Mit einem Kraftakt holten die Reiseveranstalter am Wochenende tauesende Urlauber aus Tunesien nach Hause. Am Sonntagabend kamen auch die letzten 116 Urlauber nach Luxemburg zurück.
Neuwahlen in Kürze
Übergangspräsident Foued Mebazaa soll nun schnell Neuwahlen vorbereiten. Der 77-Jährige war schon der zweite Übergangspräsident, der nach der Flucht von Ben Ali ernannt worden war. Nachdem sich der Langzeit-Präsident ins Exil abgesetzt hatte, war zunächst Ministerpräsident Mohamed Ghannouchi mit den Amtsgeschäften betraut worden.

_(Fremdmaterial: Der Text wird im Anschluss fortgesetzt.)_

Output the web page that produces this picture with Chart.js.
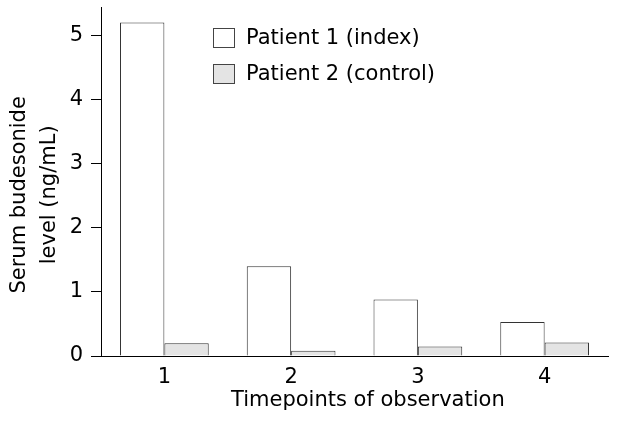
<!DOCTYPE html>
<html>
<head>
<meta charset="utf-8">
<title>Serum budesonide level</title>
<script src="https://cdn.jsdelivr.net/npm/chart.js@4"></script>
<style>
  body { margin: 0; background: #fff; }
  canvas { display: block; }
</style>
</head>
<body>
<canvas id="chart" width="628" height="426"></canvas>
<script>
// values
const timepoints = ['1', '2', '3', '4'];
const patient1 = [5.2, 1.4, 0.88, 0.53];
const patient2 = [0.2, 0.08, 0.15, 0.21];
const seriesNames = ['Patient 1 (index)', 'Patient 2 (control)'];
const yTicks = [0, 1, 2, 3, 4, 5];

const FONT = 'DejaVu Sans';
const SIZE = 21;

// legend drawn inside the plot, stacked vertically
const boxLegend = {
    id: 'boxLegend',
    afterDraw(chart) {
        const ctx = chart.ctx;
        const x0 = chart.chartArea.left + 112;
        let y = chart.chartArea.top + 31;
        ctx.save();
        ctx.font = SIZE + 'px "' + FONT + '"';
        ctx.textBaseline = 'middle';
        chart.data.datasets.forEach(ds => {
            ctx.fillStyle = ds.backgroundColor;
            ctx.fillRect(x0, y - 10, 22, 20);
            ctx.strokeStyle = '#444';
            ctx.lineWidth = 1;
            ctx.strokeRect(x0 + 0.5, y - 9.5, 21, 19);
            ctx.fillStyle = '#000';
            ctx.fillText(ds.label, x0 + 33, y + 1);
            y += 36;
        });
        ctx.restore();
    }
};

new Chart(document.getElementById('chart'), {
    type: 'bar',
    data: {
        labels: timepoints,
        datasets: [
            { label: seriesNames[0], data: patient1, backgroundColor: '#ffffff', borderColor: '#333', borderWidth: 1 },
            { label: seriesNames[1], data: patient2, backgroundColor: '#e4e4e4', borderColor: '#333', borderWidth: 1 }
        ]
    },
    options: {
        responsive: false,
        animation: false,
        layout: { padding: { top: 7, right: 20, left: 0, bottom: 0 } },
        datasets: { bar: { categoryPercentage: 0.7, barPercentage: 1 } },
        plugins: {
            legend: { display: false },
            tooltip: { enabled: false }
        },
        scales: {
            x: {
                grid: { display: false, drawTicks: false },
                border: { display: true, color: '#000', width: 1 },
                ticks: { color: '#000', padding: 9, font: { family: FONT, size: SIZE } },
                title: {
                    display: true,
                    text: '    Timepoints of observation',
                    color: '#000',
                    font: { family: FONT, size: SIZE },
                    padding: { top: 0, bottom: 13 }
                },
                afterFit(scale) {
                    scale.height = 70;
                    scale.paddingLeft = 0;
                    scale.paddingRight = 0;
                }
            },
            y: {
                min: 0,
                max: 5.44,
                grid: { drawOnChartArea: false, drawTicks: true, tickLength: 10, color: '#000' },
                border: { display: true, color: '#000', width: 1 },
                afterBuildTicks(scale) { scale.ticks = yTicks.map(v => ({ value: v })); },
                ticks: { color: '#000', padding: 8, font: { family: FONT, size: SIZE } },
                title: {
                    display: true,
                    text: ['Serum budesonide    ', 'level (ng/mL)    '],
                    color: '#000',
                    font: { family: FONT, size: SIZE, lineHeight: 1.43 },
                    padding: { top: 5, bottom: 0 }
                },
                afterFit(scale) {
                    scale.width = 101;
                    scale.paddingTop = 0;
                    scale.paddingBottom = 0;
                }
            }
        }
    },
    plugins: [boxLegend]
});
</script>
</body>
</html>
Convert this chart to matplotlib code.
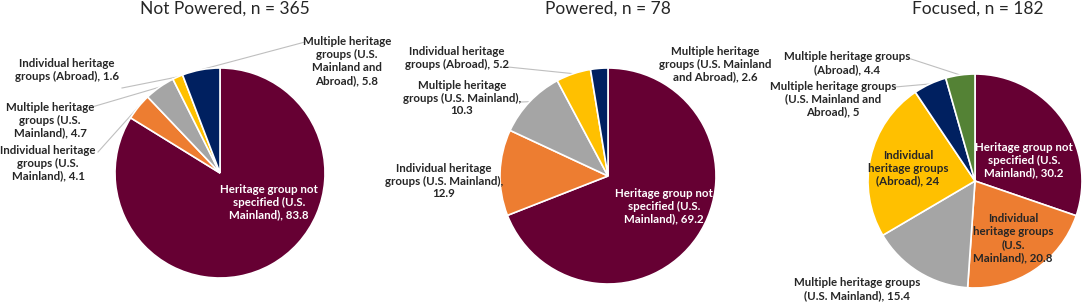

Ghannouchi soll im Auftrag von Mebazaa nun in Gespräche mit der bisher kaum formierten Opposition treten.
Mehrere Kritiker des alten Regimes erklärten am Sonntag, sie seien mit den Beratungen über die Bildung einer Regierung der nationalen Einheit nicht zufrieden. Einige von ihnen sagten in Interviews mit arabischen Fernsehsendern, Ghannouchi sei Teil des alten Systems von Ben Ali. Mit ihm sei ein Neuanfang deshalb nicht möglich. Andere erklärten, einige vormals illegale Oppositionsparteien seien zu den Gesprächen nicht eingeladen worden. Diese hätten aber auch ein Recht, mit am Tisch zu sitzen.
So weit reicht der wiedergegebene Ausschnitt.